Comme de nombreux Sud-Africains, la juge tente de reconstituer les faits, et de comprendre comment Oscar Pistorius, un héros national depuis qu'il s'est aligné avec les valides aux jeux Olympiques de Londres en 2012, a pu tuer son amie Reeva Steenkamp aux premières heures de la Saint-Valentin 2013.

Oscar Pistorius, 27 ans, risque la perpétuité, c'est-à-dire une peine incompressible de vingt-cinq ans de prison, si Gerrie Nel parvient à convaincre la juge convaincre qu'il l'a abattue délibérément.
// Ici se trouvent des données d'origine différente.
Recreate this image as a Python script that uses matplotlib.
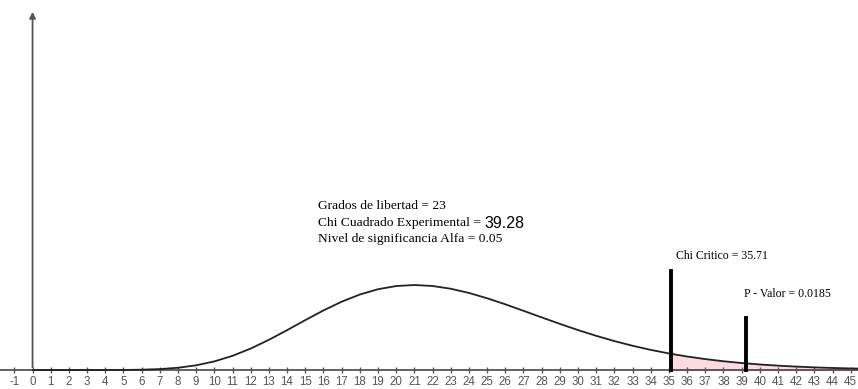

La défense soutient qu'il s'agit d'une terrible méprise, et qu'il a cru qu'un cambrioleur s'était caché dans les toilettes.

L'accusé lui-même a montré une très grande sensibilité, vomissant à plusieurs reprises pendant les audiences quand on évoquait la façon dont il a tué Reeva et refusant de regarder des photos prises par les enquêteurs après le meurtre.

Des témoignage d'amis ont par ailleurs confirmé le portrait dont se délectent les médias sud-africains depuis plusieurs mois: celui d'un garçon flambeur, amateur de jolies femmes et de voitures rapides, et aussi d'armes à feu, craignant constamment pour sa sécurité.